**MATERIAL PROVIDED:**
•••••
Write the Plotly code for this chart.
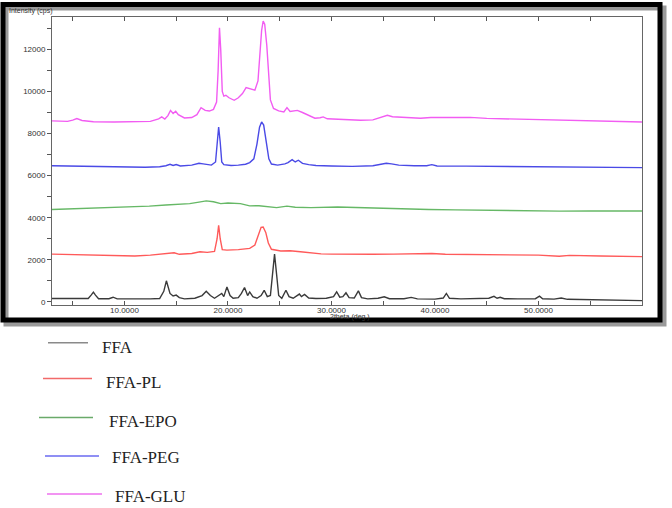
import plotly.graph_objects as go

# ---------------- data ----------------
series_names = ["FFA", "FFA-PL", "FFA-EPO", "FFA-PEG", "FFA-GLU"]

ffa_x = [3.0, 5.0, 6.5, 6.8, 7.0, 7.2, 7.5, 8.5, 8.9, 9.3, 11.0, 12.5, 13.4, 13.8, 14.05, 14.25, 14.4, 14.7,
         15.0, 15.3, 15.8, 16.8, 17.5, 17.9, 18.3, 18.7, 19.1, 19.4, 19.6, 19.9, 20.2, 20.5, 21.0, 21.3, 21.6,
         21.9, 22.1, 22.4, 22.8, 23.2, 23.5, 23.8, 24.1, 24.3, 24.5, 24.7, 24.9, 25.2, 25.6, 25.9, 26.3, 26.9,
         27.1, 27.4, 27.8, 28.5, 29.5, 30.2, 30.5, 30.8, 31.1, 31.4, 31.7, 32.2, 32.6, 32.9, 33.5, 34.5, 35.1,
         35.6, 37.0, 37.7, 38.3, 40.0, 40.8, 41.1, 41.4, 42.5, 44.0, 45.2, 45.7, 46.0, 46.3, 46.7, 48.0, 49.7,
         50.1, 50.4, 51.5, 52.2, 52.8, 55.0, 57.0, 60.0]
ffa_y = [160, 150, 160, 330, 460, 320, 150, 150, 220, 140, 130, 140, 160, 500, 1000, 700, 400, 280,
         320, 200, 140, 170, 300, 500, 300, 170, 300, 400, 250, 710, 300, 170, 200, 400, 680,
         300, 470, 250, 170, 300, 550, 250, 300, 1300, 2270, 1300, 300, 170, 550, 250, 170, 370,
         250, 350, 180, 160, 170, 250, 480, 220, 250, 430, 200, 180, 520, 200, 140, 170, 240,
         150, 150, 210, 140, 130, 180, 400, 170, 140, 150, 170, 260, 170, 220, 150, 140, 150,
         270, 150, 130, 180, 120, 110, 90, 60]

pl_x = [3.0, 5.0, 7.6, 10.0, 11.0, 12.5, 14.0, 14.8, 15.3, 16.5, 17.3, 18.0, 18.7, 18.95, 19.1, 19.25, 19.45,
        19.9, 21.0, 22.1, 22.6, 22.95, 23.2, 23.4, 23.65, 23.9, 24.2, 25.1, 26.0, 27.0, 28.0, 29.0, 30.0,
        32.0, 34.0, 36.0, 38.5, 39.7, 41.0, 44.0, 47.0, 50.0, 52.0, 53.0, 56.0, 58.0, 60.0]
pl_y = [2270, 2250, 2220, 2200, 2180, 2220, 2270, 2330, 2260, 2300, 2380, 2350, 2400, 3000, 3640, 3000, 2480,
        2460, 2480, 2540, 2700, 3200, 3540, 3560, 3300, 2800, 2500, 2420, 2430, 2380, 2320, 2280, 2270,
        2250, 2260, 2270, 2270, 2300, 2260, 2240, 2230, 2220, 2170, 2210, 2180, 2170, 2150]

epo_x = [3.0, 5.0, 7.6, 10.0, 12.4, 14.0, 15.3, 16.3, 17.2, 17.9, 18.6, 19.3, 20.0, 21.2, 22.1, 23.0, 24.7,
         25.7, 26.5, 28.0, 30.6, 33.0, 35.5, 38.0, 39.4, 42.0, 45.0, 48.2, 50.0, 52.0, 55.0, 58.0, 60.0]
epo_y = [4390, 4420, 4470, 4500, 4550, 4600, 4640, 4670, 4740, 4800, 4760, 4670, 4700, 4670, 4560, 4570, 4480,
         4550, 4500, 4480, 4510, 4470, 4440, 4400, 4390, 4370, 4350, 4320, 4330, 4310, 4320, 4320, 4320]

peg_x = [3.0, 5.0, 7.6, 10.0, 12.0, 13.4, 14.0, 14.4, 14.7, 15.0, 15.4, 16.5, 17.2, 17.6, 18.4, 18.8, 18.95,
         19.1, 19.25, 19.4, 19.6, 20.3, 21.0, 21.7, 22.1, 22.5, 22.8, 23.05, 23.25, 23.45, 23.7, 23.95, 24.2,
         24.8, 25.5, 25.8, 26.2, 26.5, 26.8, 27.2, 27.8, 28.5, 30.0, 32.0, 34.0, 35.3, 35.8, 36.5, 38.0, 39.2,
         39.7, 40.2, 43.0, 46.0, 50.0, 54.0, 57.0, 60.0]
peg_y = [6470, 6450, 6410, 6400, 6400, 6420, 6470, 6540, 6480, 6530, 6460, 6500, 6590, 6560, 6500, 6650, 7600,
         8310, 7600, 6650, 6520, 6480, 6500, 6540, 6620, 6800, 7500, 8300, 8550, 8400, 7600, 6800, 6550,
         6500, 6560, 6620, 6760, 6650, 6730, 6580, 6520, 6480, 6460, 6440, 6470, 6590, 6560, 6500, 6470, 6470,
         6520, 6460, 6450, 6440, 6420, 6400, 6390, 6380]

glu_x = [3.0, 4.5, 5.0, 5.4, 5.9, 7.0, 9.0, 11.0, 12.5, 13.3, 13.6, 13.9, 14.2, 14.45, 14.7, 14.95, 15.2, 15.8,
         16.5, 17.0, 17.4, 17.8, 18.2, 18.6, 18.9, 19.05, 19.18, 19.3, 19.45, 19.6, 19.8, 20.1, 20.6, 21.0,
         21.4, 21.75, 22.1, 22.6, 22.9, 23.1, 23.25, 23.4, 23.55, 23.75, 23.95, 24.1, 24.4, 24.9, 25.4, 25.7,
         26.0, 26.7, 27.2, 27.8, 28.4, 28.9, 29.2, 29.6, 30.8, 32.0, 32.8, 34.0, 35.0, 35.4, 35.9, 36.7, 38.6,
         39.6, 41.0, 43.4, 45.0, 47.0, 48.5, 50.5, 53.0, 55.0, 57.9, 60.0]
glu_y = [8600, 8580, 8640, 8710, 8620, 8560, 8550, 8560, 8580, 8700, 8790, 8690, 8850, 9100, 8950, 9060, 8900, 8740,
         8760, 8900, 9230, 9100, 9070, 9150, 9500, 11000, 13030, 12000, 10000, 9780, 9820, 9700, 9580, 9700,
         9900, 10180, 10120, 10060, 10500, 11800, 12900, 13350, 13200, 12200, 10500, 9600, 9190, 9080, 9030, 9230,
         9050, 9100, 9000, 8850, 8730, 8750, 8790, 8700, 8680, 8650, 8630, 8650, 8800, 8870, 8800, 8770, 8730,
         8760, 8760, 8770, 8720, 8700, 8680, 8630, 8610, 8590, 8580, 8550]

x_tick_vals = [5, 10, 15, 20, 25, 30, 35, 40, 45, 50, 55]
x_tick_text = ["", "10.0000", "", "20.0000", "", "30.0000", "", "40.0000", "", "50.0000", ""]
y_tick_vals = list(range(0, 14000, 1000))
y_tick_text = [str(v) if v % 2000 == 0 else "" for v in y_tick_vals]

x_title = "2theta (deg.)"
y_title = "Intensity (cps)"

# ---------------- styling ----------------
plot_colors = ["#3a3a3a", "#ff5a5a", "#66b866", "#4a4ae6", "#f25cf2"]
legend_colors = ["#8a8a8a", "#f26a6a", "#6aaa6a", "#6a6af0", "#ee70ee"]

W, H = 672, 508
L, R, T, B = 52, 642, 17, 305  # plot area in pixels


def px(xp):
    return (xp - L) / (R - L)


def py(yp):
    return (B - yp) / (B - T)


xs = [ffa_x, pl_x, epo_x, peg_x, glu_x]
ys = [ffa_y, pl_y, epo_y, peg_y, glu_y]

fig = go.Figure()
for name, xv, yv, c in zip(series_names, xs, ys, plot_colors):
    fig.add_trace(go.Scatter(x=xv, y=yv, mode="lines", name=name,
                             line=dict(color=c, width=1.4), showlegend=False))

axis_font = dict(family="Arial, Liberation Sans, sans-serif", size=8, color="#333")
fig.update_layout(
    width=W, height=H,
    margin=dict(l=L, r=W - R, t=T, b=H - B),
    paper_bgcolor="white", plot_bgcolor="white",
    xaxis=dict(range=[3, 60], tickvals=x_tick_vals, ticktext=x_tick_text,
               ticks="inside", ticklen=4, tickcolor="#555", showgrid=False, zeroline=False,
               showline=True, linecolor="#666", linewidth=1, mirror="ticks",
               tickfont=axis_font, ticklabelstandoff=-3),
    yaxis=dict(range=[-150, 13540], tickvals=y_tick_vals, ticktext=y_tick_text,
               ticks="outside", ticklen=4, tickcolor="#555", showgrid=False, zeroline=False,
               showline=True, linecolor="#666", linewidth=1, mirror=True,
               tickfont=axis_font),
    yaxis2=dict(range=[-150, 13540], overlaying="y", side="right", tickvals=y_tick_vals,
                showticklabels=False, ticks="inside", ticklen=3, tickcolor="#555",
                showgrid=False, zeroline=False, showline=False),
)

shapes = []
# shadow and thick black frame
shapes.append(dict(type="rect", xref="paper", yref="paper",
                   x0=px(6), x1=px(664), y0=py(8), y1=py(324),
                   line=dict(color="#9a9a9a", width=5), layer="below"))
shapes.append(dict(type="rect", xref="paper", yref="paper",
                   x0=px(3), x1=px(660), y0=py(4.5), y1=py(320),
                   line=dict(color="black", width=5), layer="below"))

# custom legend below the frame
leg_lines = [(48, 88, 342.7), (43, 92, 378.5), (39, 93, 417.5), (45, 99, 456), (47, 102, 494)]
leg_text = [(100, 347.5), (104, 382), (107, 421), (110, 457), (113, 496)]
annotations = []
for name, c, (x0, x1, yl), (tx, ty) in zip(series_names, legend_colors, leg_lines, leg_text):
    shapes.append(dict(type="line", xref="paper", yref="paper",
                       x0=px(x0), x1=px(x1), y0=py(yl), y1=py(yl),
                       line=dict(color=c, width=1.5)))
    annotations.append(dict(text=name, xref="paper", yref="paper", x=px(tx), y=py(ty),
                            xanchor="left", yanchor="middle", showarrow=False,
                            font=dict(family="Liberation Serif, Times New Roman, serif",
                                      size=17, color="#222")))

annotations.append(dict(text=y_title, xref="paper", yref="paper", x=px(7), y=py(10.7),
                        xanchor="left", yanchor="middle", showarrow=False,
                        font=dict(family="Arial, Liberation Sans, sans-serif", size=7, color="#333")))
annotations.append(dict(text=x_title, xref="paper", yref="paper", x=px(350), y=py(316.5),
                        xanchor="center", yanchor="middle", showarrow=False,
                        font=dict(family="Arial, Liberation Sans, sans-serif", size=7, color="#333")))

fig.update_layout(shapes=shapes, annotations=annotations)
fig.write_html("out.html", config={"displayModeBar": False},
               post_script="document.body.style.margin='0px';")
•••••
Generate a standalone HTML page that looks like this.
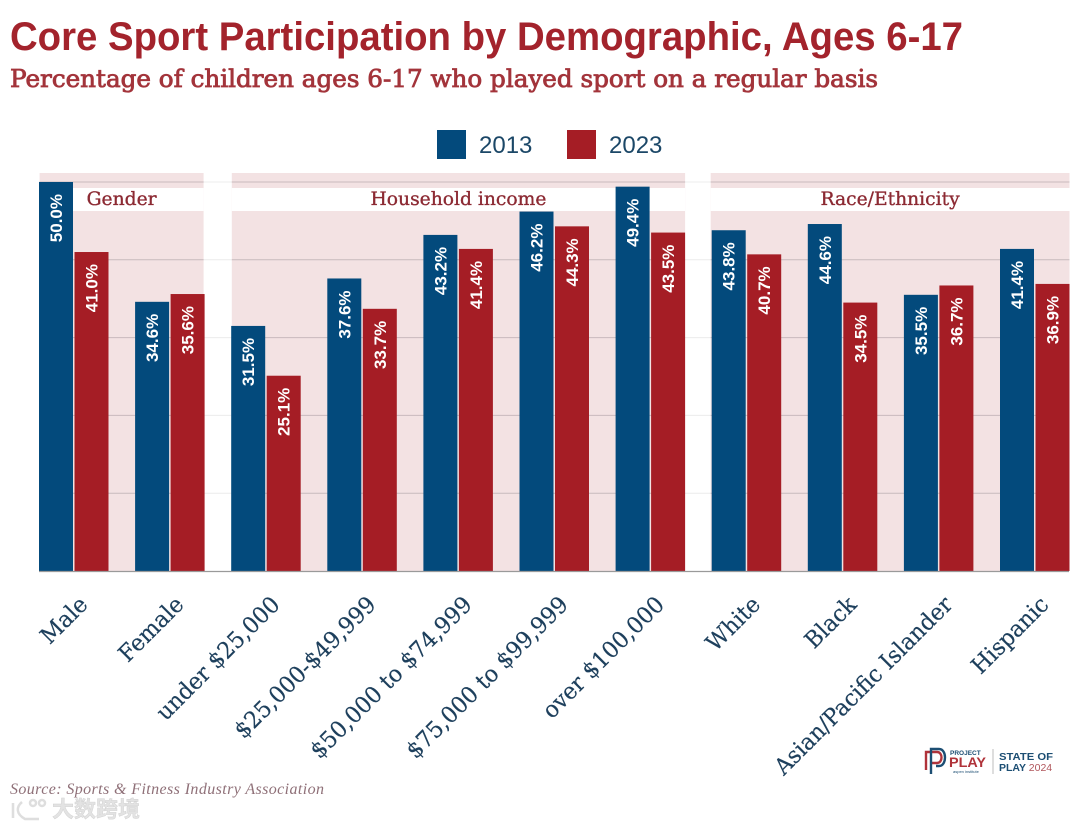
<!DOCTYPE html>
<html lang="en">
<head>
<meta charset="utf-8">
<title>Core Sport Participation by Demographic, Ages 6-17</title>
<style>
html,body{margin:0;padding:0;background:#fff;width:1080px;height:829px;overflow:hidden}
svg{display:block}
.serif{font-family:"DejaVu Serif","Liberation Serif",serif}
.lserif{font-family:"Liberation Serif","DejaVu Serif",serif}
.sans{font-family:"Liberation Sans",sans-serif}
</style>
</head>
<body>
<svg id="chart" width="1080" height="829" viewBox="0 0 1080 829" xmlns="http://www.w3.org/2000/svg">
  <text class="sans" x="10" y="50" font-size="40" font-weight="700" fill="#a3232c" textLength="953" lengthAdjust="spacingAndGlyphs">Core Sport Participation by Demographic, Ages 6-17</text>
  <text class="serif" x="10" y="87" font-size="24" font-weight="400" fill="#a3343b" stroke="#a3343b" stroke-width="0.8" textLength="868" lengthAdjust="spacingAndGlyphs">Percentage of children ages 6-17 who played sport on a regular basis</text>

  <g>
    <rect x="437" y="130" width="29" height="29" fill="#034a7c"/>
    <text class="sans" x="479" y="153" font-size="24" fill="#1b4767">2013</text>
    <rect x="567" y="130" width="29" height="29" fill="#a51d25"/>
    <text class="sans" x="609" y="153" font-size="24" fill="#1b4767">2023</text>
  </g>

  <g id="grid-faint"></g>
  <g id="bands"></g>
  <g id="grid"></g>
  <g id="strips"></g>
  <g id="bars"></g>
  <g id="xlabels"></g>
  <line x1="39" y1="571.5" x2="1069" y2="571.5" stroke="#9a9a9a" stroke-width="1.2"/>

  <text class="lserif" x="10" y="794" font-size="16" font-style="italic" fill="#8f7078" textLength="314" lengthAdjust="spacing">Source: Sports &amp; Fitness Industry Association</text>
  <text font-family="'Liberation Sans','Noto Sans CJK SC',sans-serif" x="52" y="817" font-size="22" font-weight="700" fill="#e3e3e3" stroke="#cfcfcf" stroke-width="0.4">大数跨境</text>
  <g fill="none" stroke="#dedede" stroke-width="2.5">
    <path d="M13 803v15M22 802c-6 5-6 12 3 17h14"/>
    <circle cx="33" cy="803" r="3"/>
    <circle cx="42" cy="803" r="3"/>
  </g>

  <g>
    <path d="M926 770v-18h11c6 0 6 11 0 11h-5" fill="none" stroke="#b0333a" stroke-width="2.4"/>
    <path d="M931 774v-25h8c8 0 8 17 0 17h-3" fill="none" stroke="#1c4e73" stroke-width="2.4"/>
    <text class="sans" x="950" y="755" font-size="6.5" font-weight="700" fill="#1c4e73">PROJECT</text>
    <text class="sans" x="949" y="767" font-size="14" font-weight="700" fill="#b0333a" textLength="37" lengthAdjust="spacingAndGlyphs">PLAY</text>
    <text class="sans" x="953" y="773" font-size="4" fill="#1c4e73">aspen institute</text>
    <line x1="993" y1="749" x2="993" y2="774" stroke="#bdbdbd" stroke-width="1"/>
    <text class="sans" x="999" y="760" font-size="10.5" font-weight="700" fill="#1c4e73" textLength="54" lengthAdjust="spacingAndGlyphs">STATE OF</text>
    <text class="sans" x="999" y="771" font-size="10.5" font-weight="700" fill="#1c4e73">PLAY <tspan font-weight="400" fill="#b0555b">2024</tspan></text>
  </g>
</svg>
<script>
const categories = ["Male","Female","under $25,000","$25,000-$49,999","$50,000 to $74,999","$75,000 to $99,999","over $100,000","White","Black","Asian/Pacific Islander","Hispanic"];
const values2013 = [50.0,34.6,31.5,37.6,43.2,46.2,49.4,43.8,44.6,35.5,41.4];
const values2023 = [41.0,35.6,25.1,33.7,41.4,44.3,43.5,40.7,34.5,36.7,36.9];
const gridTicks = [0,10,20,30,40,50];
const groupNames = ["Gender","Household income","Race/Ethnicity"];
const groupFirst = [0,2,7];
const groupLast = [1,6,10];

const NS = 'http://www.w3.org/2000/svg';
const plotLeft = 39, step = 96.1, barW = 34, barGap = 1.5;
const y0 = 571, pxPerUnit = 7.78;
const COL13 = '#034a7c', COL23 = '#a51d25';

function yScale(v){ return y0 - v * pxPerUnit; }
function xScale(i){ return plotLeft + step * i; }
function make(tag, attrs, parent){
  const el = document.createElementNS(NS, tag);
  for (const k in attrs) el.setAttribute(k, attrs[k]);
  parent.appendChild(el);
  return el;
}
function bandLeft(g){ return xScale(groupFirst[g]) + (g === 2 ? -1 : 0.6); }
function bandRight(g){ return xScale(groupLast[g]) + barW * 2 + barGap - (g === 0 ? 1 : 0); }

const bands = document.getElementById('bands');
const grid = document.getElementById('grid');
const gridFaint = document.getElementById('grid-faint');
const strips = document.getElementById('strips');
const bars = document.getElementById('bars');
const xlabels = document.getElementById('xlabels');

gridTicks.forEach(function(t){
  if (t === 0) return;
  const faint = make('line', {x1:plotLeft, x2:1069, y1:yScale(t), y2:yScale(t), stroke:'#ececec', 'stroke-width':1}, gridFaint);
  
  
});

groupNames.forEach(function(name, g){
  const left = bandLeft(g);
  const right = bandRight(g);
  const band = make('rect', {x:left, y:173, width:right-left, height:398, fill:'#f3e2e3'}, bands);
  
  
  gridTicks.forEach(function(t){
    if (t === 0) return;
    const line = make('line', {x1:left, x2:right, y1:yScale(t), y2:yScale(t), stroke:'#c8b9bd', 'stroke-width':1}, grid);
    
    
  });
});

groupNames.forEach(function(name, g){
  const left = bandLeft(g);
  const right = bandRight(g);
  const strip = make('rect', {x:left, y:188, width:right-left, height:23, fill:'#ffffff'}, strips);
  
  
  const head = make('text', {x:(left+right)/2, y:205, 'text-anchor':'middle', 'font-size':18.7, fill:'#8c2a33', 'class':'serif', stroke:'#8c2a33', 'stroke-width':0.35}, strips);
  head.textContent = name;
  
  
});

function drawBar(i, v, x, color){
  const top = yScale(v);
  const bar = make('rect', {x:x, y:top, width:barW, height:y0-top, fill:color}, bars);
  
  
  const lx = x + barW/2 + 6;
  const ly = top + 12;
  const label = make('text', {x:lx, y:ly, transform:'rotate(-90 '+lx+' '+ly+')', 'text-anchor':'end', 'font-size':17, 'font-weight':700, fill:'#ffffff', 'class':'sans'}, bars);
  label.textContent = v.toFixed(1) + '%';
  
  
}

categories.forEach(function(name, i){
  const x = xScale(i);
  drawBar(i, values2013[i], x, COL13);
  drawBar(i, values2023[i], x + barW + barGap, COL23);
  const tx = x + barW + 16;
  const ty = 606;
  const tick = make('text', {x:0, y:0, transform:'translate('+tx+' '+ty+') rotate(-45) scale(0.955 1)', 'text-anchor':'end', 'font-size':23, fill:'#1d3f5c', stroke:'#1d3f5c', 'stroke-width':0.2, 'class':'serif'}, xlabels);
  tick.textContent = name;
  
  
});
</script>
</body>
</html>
•••••
Go to the line containing "Write the Plotly code for this chart." and copy exactly from there through the line containing "2180, 2170, 2150]", both included, and nothing more. Pictures are excluded.

Write the Plotly code for this chart.
import plotly.graph_objects as go

# ---------------- data ----------------
series_names = ["FFA", "FFA-PL", "FFA-EPO", "FFA-PEG", "FFA-GLU"]

ffa_x = [3.0, 5.0, 6.5, 6.8, 7.0, 7.2, 7.5, 8.5, 8.9, 9.3, 11.0, 12.5, 13.4, 13.8, 14.05, 14.25, 14.4, 14.7,
         15.0, 15.3, 15.8, 16.8, 17.5, 17.9, 18.3, 18.7, 19.1, 19.4, 19.6, 19.9, 20.2, 20.5, 21.0, 21.3, 21.6,
         21.9, 22.1, 22.4, 22.8, 23.2, 23.5, 23.8, 24.1, 24.3, 24.5, 24.7, 24.9, 25.2, 25.6, 25.9, 26.3, 26.9,
         27.1, 27.4, 27.8, 28.5, 29.5, 30.2, 30.5, 30.8, 31.1, 31.4, 31.7, 32.2, 32.6, 32.9, 33.5, 34.5, 35.1,
         35.6, 37.0, 37.7, 38.3, 40.0, 40.8, 41.1, 41.4, 42.5, 44.0, 45.2, 45.7, 46.0, 46.3, 46.7, 48.0, 49.7,
         50.1, 50.4, 51.5, 52.2, 52.8, 55.0, 57.0, 60.0]
ffa_y = [160, 150, 160, 330, 460, 320, 150, 150, 220, 140, 130, 140, 160, 500, 1000, 700, 400, 280,
         320, 200, 140, 170, 300, 500, 300, 170, 300, 400, 250, 710, 300, 170, 200, 400, 680,
         300, 470, 250, 170, 300, 550, 250, 300, 1300, 2270, 1300, 300, 170, 550, 250, 170, 370,
         250, 350, 180, 160, 170, 250, 480, 220, 250, 430, 200, 180, 520, 200, 140, 170, 240,
         150, 150, 210, 140, 130, 180, 400, 170, 140, 150, 170, 260, 170, 220, 150, 140, 150,
         270, 150, 130, 180, 120, 110, 90, 60]

pl_x = [3.0, 5.0, 7.6, 10.0, 11.0, 12.5, 14.0, 14.8, 15.3, 16.5, 17.3, 18.0, 18.7, 18.95, 19.1, 19.25, 19.45,
        19.9, 21.0, 22.1, 22.6, 22.95, 23.2, 23.4, 23.65, 23.9, 24.2, 25.1, 26.0, 27.0, 28.0, 29.0, 30.0,
        32.0, 34.0, 36.0, 38.5, 39.7, 41.0, 44.0, 47.0, 50.0, 52.0, 53.0, 56.0, 58.0, 60.0]
pl_y = [2270, 2250, 2220, 2200, 2180, 2220, 2270, 2330, 2260, 2300, 2380, 2350, 2400, 3000, 3640, 3000, 2480,
        2460, 2480, 2540, 2700, 3200, 3540, 3560, 3300, 2800, 2500, 2420, 2430, 2380, 2320, 2280, 2270,
        2250, 2260, 2270, 2270, 2300, 2260, 2240, 2230, 2220, 2170, 2210, 2180, 2170, 2150]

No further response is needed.